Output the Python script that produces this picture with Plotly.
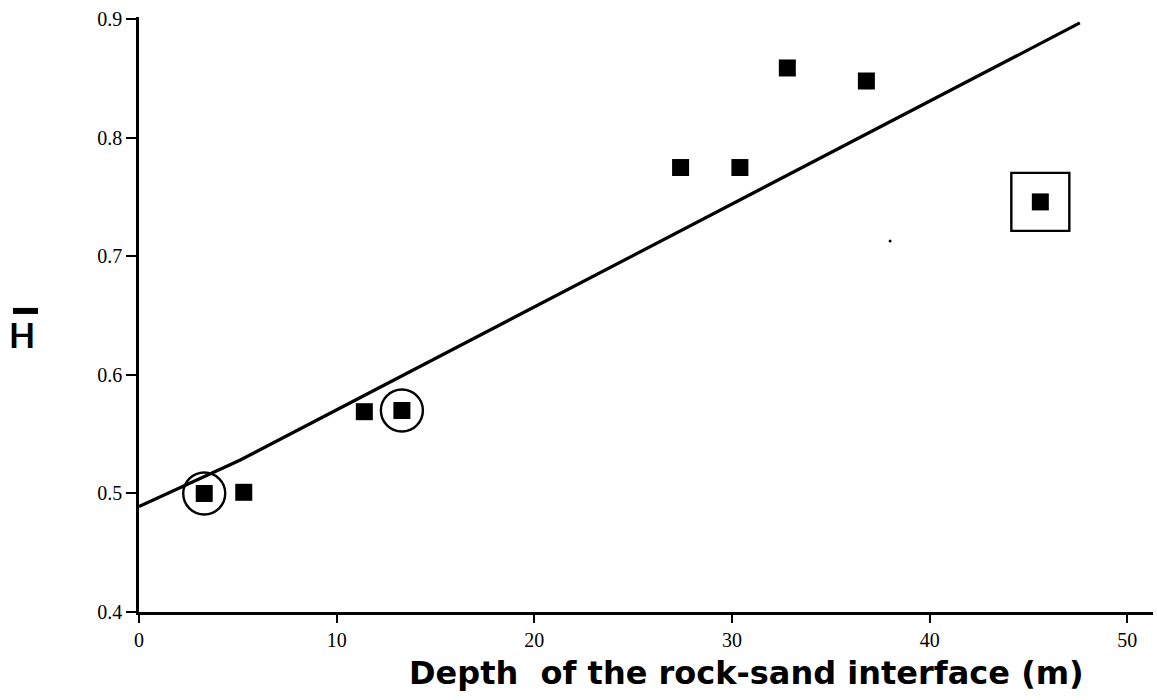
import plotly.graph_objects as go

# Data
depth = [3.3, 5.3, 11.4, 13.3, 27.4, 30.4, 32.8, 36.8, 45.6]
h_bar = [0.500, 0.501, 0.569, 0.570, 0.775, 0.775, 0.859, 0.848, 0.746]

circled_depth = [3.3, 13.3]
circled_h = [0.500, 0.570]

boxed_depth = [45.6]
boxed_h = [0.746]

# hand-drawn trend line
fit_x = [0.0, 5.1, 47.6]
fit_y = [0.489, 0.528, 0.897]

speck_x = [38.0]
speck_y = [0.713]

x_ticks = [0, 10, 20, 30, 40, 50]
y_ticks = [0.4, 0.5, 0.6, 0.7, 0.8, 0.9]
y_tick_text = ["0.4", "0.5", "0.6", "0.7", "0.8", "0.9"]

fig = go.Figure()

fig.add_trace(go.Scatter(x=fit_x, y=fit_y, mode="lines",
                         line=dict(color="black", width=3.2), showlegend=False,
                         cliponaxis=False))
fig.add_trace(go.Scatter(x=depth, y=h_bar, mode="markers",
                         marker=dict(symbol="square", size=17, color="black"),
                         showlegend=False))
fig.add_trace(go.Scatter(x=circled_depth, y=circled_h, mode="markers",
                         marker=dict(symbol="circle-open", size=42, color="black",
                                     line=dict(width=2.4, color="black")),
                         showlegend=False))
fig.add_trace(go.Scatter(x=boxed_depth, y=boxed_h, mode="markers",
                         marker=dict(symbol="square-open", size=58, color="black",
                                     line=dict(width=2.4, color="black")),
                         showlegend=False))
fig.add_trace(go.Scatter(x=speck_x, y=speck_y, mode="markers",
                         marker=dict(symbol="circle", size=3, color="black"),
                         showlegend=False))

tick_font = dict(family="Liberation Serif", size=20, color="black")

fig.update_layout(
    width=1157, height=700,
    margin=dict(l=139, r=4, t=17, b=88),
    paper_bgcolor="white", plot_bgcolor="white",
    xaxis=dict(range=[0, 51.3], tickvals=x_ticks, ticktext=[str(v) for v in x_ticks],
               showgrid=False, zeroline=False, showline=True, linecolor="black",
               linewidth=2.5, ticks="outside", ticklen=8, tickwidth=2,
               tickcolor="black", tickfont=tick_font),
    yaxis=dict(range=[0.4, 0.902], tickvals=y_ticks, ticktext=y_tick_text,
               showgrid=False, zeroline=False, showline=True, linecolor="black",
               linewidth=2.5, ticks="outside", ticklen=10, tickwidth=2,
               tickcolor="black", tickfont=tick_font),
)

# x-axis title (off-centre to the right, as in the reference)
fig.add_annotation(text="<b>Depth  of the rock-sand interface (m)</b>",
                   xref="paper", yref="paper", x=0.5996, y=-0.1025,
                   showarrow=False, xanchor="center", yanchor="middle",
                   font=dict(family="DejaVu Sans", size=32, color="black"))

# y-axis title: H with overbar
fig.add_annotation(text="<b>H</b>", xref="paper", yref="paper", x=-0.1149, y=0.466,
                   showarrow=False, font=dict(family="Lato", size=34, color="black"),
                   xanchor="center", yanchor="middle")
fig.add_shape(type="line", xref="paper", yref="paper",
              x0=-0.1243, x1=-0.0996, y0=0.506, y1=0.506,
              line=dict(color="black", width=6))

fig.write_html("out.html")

--------------------------------------------------

Without including any pictures, reproduce the listing exactly.

• **RESPONSE TO THE EXERCISE**
Output the Python script that produces this picture with Plotly.
import plotly.graph_objects as go

# Data
depth = [3.3, 5.3, 11.4, 13.3, 27.4, 30.4, 32.8, 36.8, 45.6]
h_bar = [0.500, 0.501, 0.569, 0.570, 0.775, 0.775, 0.859, 0.848, 0.746]

circled_depth = [3.3, 13.3]
circled_h = [0.500, 0.570]

boxed_depth = [45.6]
boxed_h = [0.746]

# hand-drawn trend line
fit_x = [0.0, 5.1, 47.6]
fit_y = [0.489, 0.528, 0.897]

speck_x = [38.0]
speck_y = [0.713]

x_ticks = [0, 10, 20, 30, 40, 50]
y_ticks = [0.4, 0.5, 0.6, 0.7, 0.8, 0.9]
y_tick_text = ["0.4", "0.5", "0.6", "0.7", "0.8", "0.9"]

fig = go.Figure()

fig.add_trace(go.Scatter(x=fit_x, y=fit_y, mode="lines",
                         line=dict(color="black", width=3.2), showlegend=False,
                         cliponaxis=False))
fig.add_trace(go.Scatter(x=depth, y=h_bar, mode="markers",
                         marker=dict(symbol="square", size=17, color="black"),
                         showlegend=False))
fig.add_trace(go.Scatter(x=circled_depth, y=circled_h, mode="markers",
                         marker=dict(symbol="circle-open", size=42, color="black",
                                     line=dict(width=2.4, color="black")),
                         showlegend=False))
fig.add_trace(go.Scatter(x=boxed_depth, y=boxed_h, mode="markers",
                         marker=dict(symbol="square-open", size=58, color="black",
                                     line=dict(width=2.4, color="black")),
                         showlegend=False))
fig.add_trace(go.Scatter(x=speck_x, y=speck_y, mode="markers",
                         marker=dict(symbol="circle", size=3, color="black"),
                         showlegend=False))

tick_font = dict(family="Liberation Serif", size=20, color="black")

fig.update_layout(
    width=1157, height=700,
    margin=dict(l=139, r=4, t=17, b=88),
    paper_bgcolor="white", plot_bgcolor="white",
    xaxis=dict(range=[0, 51.3], tickvals=x_ticks, ticktext=[str(v) for v in x_ticks],
               showgrid=False, zeroline=False, showline=True, linecolor="black",
               linewidth=2.5, ticks="outside", ticklen=8, tickwidth=2,
               tickcolor="black", tickfont=tick_font),
    yaxis=dict(range=[0.4, 0.902], tickvals=y_ticks, ticktext=y_tick_text,
               showgrid=False, zeroline=False, showline=True, linecolor="black",
               linewidth=2.5, ticks="outside", ticklen=10, tickwidth=2,
               tickcolor="black", tickfont=tick_font),
)

# x-axis title (off-centre to the right, as in the reference)
fig.add_annotation(text="<b>Depth  of the rock-sand interface (m)</b>",
                   xref="paper", yref="paper", x=0.5996, y=-0.1025,
                   showarrow=False, xanchor="center", yanchor="middle",
                   font=dict(family="DejaVu Sans", size=32, color="black"))

# y-axis title: H with overbar
fig.add_annotation(text="<b>H</b>", xref="paper", yref="paper", x=-0.1149, y=0.466,
                   showarrow=False, font=dict(family="Lato", size=34, color="black"),
                   xanchor="center", yanchor="middle")
fig.add_shape(type="line", xref="paper", yref="paper",
              x0=-0.1243, x1=-0.0996, y0=0.506, y1=0.506,
              line=dict(color="black", width=6))

fig.write_html("out.html")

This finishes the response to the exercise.